I am quite happy that I do not work on safety critical systems, although I did once write software to control a robot that was 12′ tall, weighed 1,000 pounds and was holding a lit welding torch. I stood well back when we turned it on.

In conclusion, one more quote from the book:

A safety disk blew open, and sodium started oozing out a relief vent, hit the air in the reactor building, and made a ghastly mess.

No one was hurt. When such a complicated system is built using so many new ideas and mechanisms, there will be unexpected turns, and this was one of them. The reactor was in a double-hulled stainless steel container, and it and the entire sodium loop were encased in a domed metal building, designed to remain sealed if a 500-pound box of TNT were exploded on the main floor. It was honestly felt that Detroit was not in danger, no matter what happened.

Atomic Accidents. Read it, unless you’re of a nervous disposition.

Quote of the week – consistency

A good architecture is consistent in the sense that, given a partial knowledge of the system, one can predict the remainder.

Fred Brooks The Design of Design

Fred Brooks is well known for The Mythical Man-Month, but his newer book The Design of Design is also worth reading. He takes general design principles and applies them to computer software, computer hardware, buildings large and small, aeroplanes, bridges and more.

One of the main themes of The Mythical Man-Month is conceptual integrity. He carries this drumbeat over to The Design of Design and explores it some more. For my own part, there is a joy in being able to predict where something is in a system, or what it’s called, because of the consistency running through the system.

Quote of the week

I have always found that plans are useless, but planning is indispensable.

Dwight Eisenhower

Eisenhower was making this comment in a military context, and it fits in well with Helmuth von Moltke’s much earlier quote:

No plan of battle ever survives contact with the enemy.

If we remove the quotes from their military context (although I have encountered plenty of people in my career who can legitimately lay claim to being “the enemy”), they talk about the usefulness of the planning process itself.

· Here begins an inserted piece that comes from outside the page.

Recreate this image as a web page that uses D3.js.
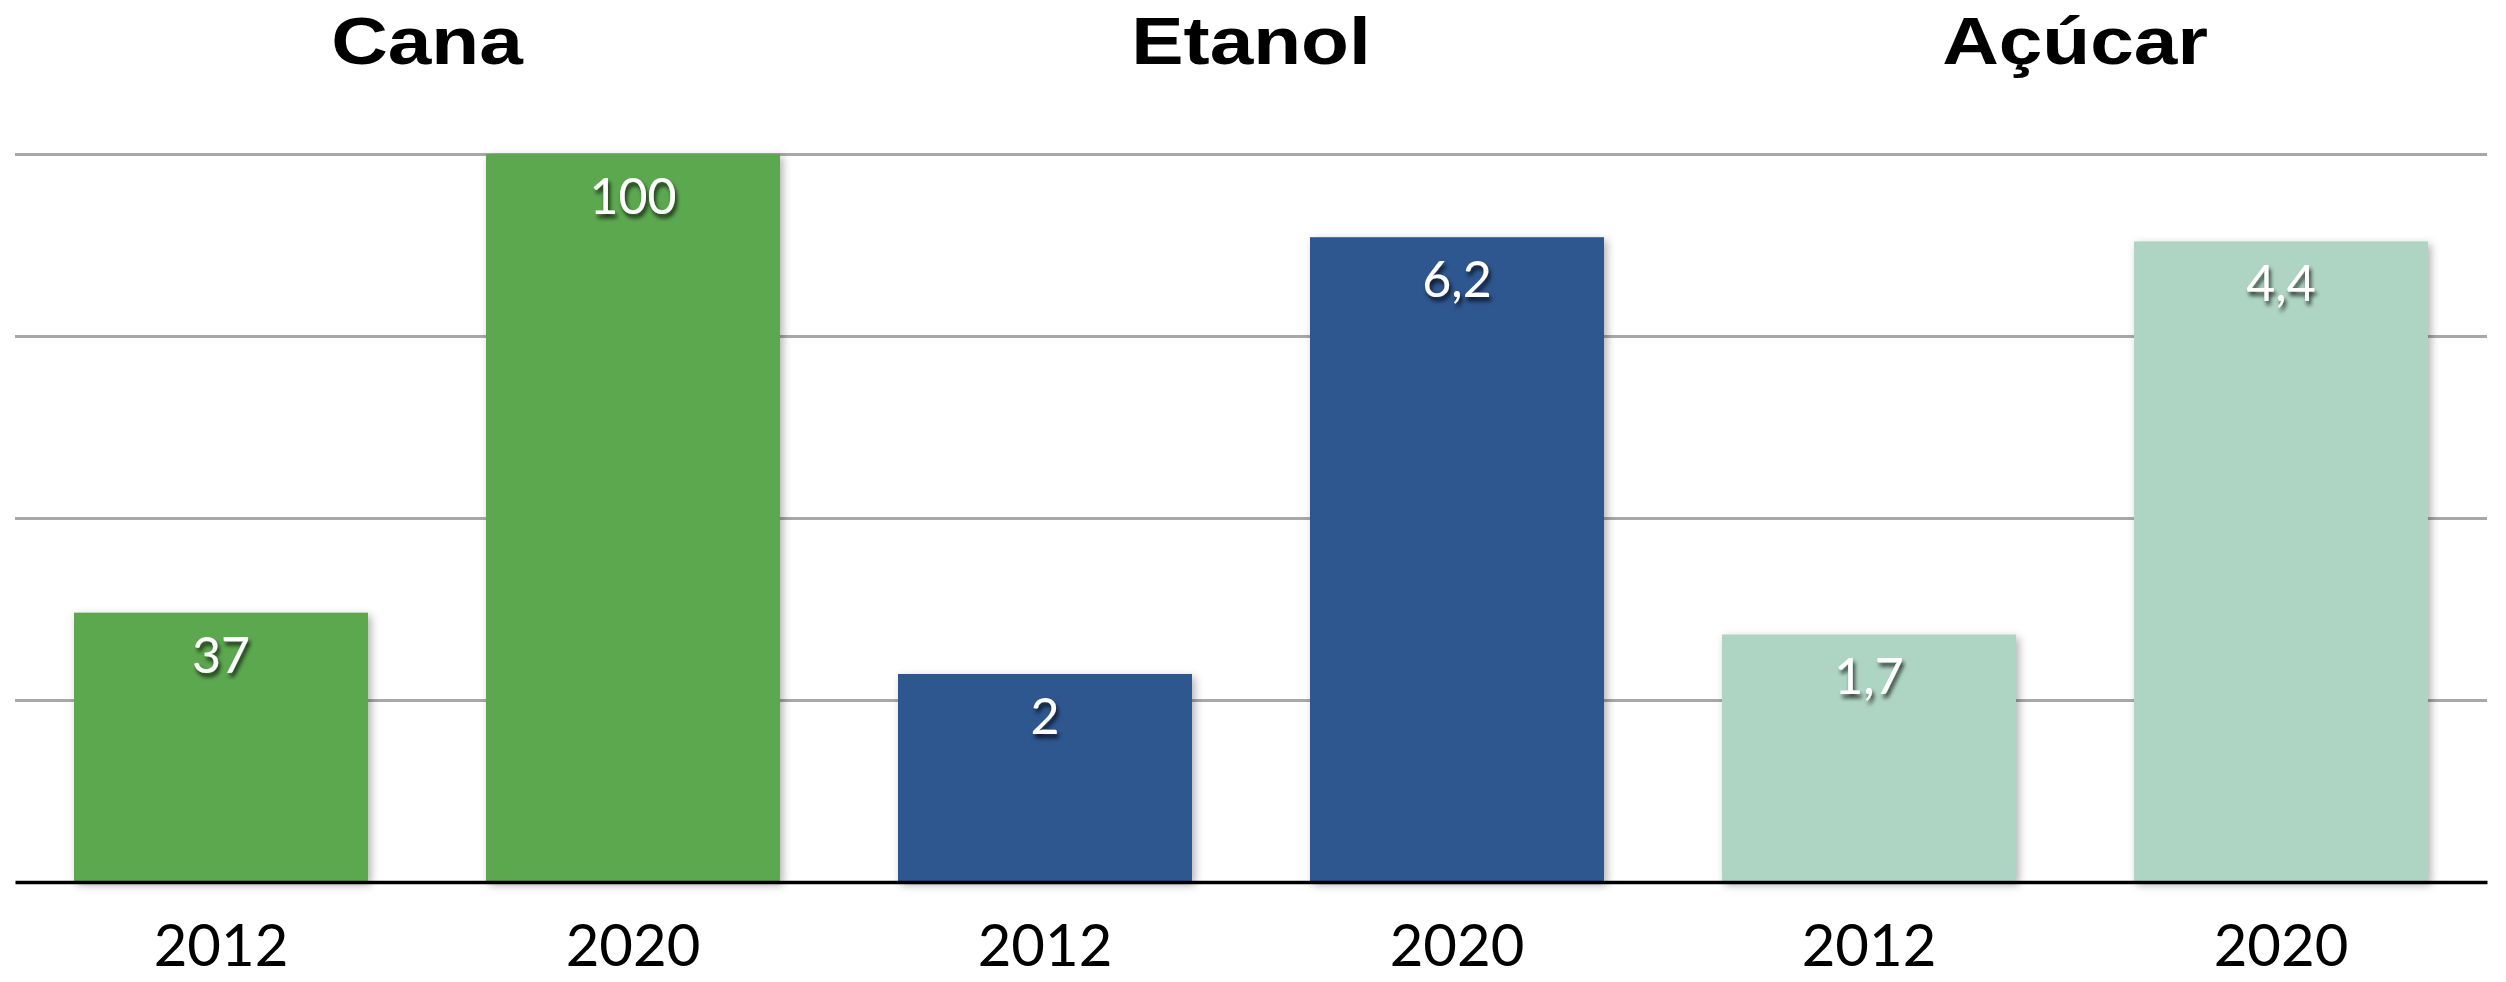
<!DOCTYPE html>
<html>
<head>
<meta charset="utf-8">
<script src="https://cdn.jsdelivr.net/npm/d3@7"></script>
<style>
  body { margin: 0; background: #fff; }
  svg { display: block; }
</style>
</head>
<body>
<div id="chart"></div>
<script>
// one panel per product, each with its own y scale
const panels = ["Cana", "Etanol", "Açúcar"];
const years = ["2012", "2020"];
const cana = [37, 100];
const etanol = [2, 6.2];
const acucar = [1.7, 4.4];
const panelMax = [100, 7, 5];
const gridSteps = [1, 2, 3, 4];
const colors = ["#5ba84f", "#2e568f", "#aed5c3"];

const series = [cana, etanol, acucar];

const W = 2506, H = 982;
const plotLeft = 15, plotRight = 2487, plotTop = 154, base = 882;

const svg = d3.select("#chart").append("svg")
    .attr("width", W)
    .attr("height", H);

const defs = svg.append("defs");
defs.append("filter").attr("id", "barShadow")
    .attr("x", "-10%").attr("y", "-10%").attr("width", "120%").attr("height", "120%")
  .append("feDropShadow")
    .attr("dx", 3).attr("dy", 3).attr("stdDeviation", 4)
    .attr("flood-color", "#000").attr("flood-opacity", 0.3);
defs.append("filter").attr("id", "textShadow")
    .attr("x", "-30%").attr("y", "-30%").attr("width", "160%").attr("height", "160%")
  .append("feDropShadow")
    .attr("dx", 2).attr("dy", 4).attr("stdDeviation", 2)
    .attr("flood-color", "#000").attr("flood-opacity", 0.75);

// x: outer band per product, inner band per year
const x0 = d3.scaleBand().domain(panels).range([plotLeft, plotRight]);
const x1 = d3.scaleBand().domain(years).range([0, x0.bandwidth()])
    .paddingInner(0.2864).paddingOuter(0.1432);

// gridlines (shared, 4 steps)
const g = d3.scaleLinear().domain([0, 4]).range([base, plotTop]);
svg.append("g")
    .attr("transform", `translate(${plotLeft},0)`)
    .call(d3.axisLeft(g).tickValues(gridSteps).tickSize(-(plotRight - plotLeft)).tickFormat(""))
    .call(s => s.select(".domain").remove())
    .call(s => s.selectAll(".tick line").attr("stroke", "#a8a8a8").attr("stroke-width", 3));

const fmt = d3.formatLocale({decimal: ",", thousands: ".", grouping: [3], currency: ["R$", ""]}).format("~g");

panels.forEach((p, i) => {
  const y = d3.scaleLinear().domain([0, panelMax[i]]).range([base, plotTop]);
  const grp = svg.append("g").attr("transform", `translate(${x0(p)},0)`);
  const rows = years.map((yr, j) => ({year: yr, value: series[i][j]}));

  grp.selectAll("rect").data(rows).join("rect")
      .attr("x", d => x1(d.year))
      .attr("y", d => y(d.value))
      .attr("width", x1.bandwidth())
      .attr("height", d => base - y(d.value))
      .attr("fill", colors[i])
      .attr("filter", "url(#barShadow)");

  grp.selectAll("text.val").data(rows).join("text")
      .attr("class", "val")
      .attr("x", d => x1(d.year) + x1.bandwidth() / 2)
      .attr("y", d => y(d.value) + 60)
      .attr("text-anchor", "middle")
      .attr("fill", "#fff")
      .attr("font-family", "Lato, sans-serif")
      .attr("font-size", 50)
      .attr("filter", "url(#textShadow)")
      .text(d => fmt(d.value));

  grp.selectAll("text.year").data(rows).join("text")
      .attr("class", "year")
      .attr("x", d => x1(d.year) + x1.bandwidth() / 2)
      .attr("y", 966)
      .attr("text-anchor", "middle")
      .attr("fill", "#000")
      .attr("font-family", "Lato, sans-serif")
      .attr("font-size", 58)
      .text(d => d.year);

  svg.append("text")
      .attr("transform", `translate(${x0(p) + x0.bandwidth() / 2},64) scale(1.17,1)`)
      .attr("text-anchor", "middle")
      .attr("font-family", "'Liberation Sans', Arial, sans-serif")
      .attr("font-weight", "bold")
      .attr("font-size", 67)
      .text(p);
});

// baseline
svg.append("g")
    .attr("transform", `translate(0,${base})`)
    .call(d3.axisBottom(d3.scaleLinear().range([plotLeft, plotRight])).ticks(0).tickSizeOuter(0))
    .call(s => s.select(".domain").attr("stroke", "#000").attr("stroke-width", 3.5));
</script>
</body>
</html>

A good project plan is rarely “useless”, but the planning that went into it should have brought many different aspects of the problem into play, and should have led to a far greater understanding of the problem space. This understanding helps when the plan makes contact with “the enemy” and has to be rethought.

I refer back to this post where the answer to the question “what was the most useful information you recorded during those design meetings?” was “the reasons why we didn’t do something”.

The two quotes also show the differences between “traditional” design processes and Agile design processes. Up front planning absolutely has its uses, but the plan inevitably has to change when you start implementing it.